Se a história é contada com excelência, o mesmo pode se dizer dos aspectos técnicos do filme. Os efeitos especiais seguem o mesmo grau de competência do filme anterior: as expressões faciais e trejeitos de cada macaco nos fazem esquecer de que estamos vendo apenas animações computadorizadas.

Confesso que em uma cena onde os olhos do protagonista são focalizados, tive dúvidas se aquilo era realmente uma animação. A trilha sonora também me chamou bastante atenção: ela mistura a grandeza orquestral comum em grandes filmes com momentos “experimento-sessentistas” da trilha do clássico de 68. Veja algumas cenas do original e preste atenção à trilha sonora. Depois, no cinema, compare com o novo. Vai ser uma experiência bastante interessante, te garanto. E o 3d? Vejam só, temos um filme que foi pensado para a tecnologia e ela  – aqui – funciona muito bem, não incomoda e em nenhum momento é cansativa. Diferente da maioria dos filmes atuais, o 3D agrega ao filme e vale mesmo pra quem (me incluo) torce o nariz para a tecnologia.

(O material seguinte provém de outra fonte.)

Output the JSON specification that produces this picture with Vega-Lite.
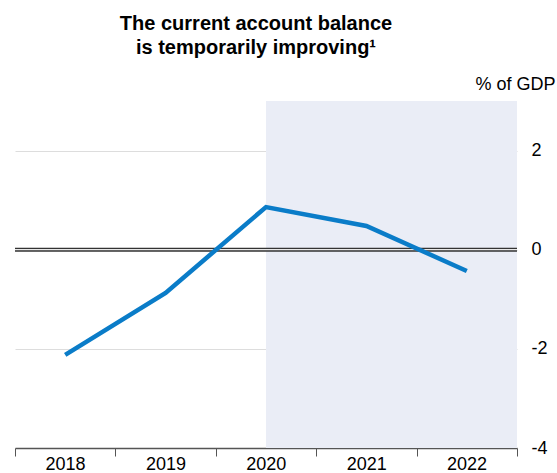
{
  "$schema": "https://vega.github.io/schema/vega-lite/v6.json",
  "autosize": "none",
  "width": 502,
  "height": 347,
  "padding": {"left": 15, "top": 101, "right": 40, "bottom": 25},
  "background": "white",
  "config": {
    "font": "Liberation Sans",
    "view": {"stroke": null}
  },
  "title": {
    "text": ["The current account balance", " is temporarily improving¹"],
    "anchor": "start",
    "align": "center",
    "dx": 243,
    "fontSize": 20,
    "fontWeight": "bold",
    "lineHeight": 24,
    "color": "#000000",
    "offset": 17,
    "font": "Liberation Sans"
  },
  "datasets": {
    "series": [
      {"year": 2018, "value": -2.12},
      {"year": 2019, "value": -0.87},
      {"year": 2020, "value": 0.86},
      {"year": 2021, "value": 0.48},
      {"year": 2022, "value": -0.43}
    ],
    "shade": [{"start": 2020, "end": 2022.5}],
    "zero": [{"value": 0}]
  },
  "layer": [
    {
      "data": {"name": "shade"},
      "mark": {"type": "rect", "color": "#eaedf6"},
      "encoding": {
        "x": {"field": "start", "type": "quantitative",
              "scale": {"domain": [2017.5, 2022.5], "nice": false, "zero": false},
              "axis": {
                "values": [2017.5, 2018.5, 2019.5, 2020.5, 2021.5, 2022.5],
                "labelExpr": "datum.value < 2022 ? '' + (datum.value + 0.5) : ''",
                "labelOffset": 50,
                "labelFontSize": 18,
                "labelColor": "#000000",
                "labelPadding": -1,
                "tickSize": 8,
                "tickColor": "#555555",
                "domainColor": "#555555",
                "domainWidth": 1.5,
                "tickWidth": 1,
                "grid": false,
                "title": null,
                "labelFlush": false
              }},
        "x2": {"field": "end"},
        "y": {"datum": 3, "type": "quantitative",
              "scale": {"domain": [-4, 3], "nice": false},
              "axis": {
                "orient": "right",
                "values": [-4, -2, 0, 2],
                "labelExpr": "'' + datum.value",
                "labelFontSize": 18,
                "labelColor": "#000000",
                "labelPadding": 14,
                "ticks": false,
                "domain": false,
                "grid": true,
                "gridColor": "#dddddd",
                "gridWidth": 1,
                "title": "% of GDP",
                "titleAngle": 0,
                "titleFontWeight": "normal",
                "titleFontSize": 18,
                "titleColor": "#000000",
                "titleAlign": "right",
                "titleBaseline": "alphabetic",
                "titleX": 38,
                "titleY": -12
              }},
        "y2": {"datum": -4}
      }
    },
    {
      "data": {"name": "zero"},
      "mark": {"type": "rule", "color": "#333333", "strokeWidth": 4},
      "encoding": {"y": {"field": "value", "type": "quantitative"}}
    },
    {
      "data": {"name": "zero"},
      "mark": {"type": "rule", "color": "#e8e8e8", "strokeWidth": 1.2},
      "encoding": {"y": {"field": "value", "type": "quantitative"}}
    },
    {
      "data": {"name": "series"},
      "mark": {"type": "line", "color": "#0a7cc8", "strokeWidth": 4.5},
      "encoding": {
        "x": {"field": "year", "type": "quantitative"},
        "y": {"field": "value", "type": "quantitative"}
      }
    }
  ]
}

Pra quem gosta de cenas grandiosas de ação, temos um prato cheio em forma de um final apoteótico, um clímax de torcer os pulmões. Isso depois de testemunharmos as idas e vindas, o pior e o melhor da natureza de cada um daqueles personagens.

Defeitos?

Muito poucos, se é que existem. Planeta dos Macacos: O Confronto é um grande exemplo de como tecnologia e ficção podem parir um grande exemplar da sétima arte. Em suma, o novo Planeta dos Macacos é isso: um “baita” dum filme bom. Aliás, ele só tem um “defeito”. Como em todo filme de “meio de trilogia”, os créditos sobem e nos deixam com aquela sensação de “quero mais”. Nesse caso, ela se materializa em uma certeza: o pior ainda está por vir. E está mesmo.

Como os macacos finalmente irão subjulgar a raça humana? Como será o processo de organização da sociedade símia – militar, científica e religiosamente falando? Será que eles vão recrutar mais macacos de outras “comunidades”?

As repostas a algumas dessas perguntas devem vir no próximo filme. Por ora, nos basta o deleite desta excelente segunda parte. Mas que o terceiro não tarde, pois estou ansioso desde já.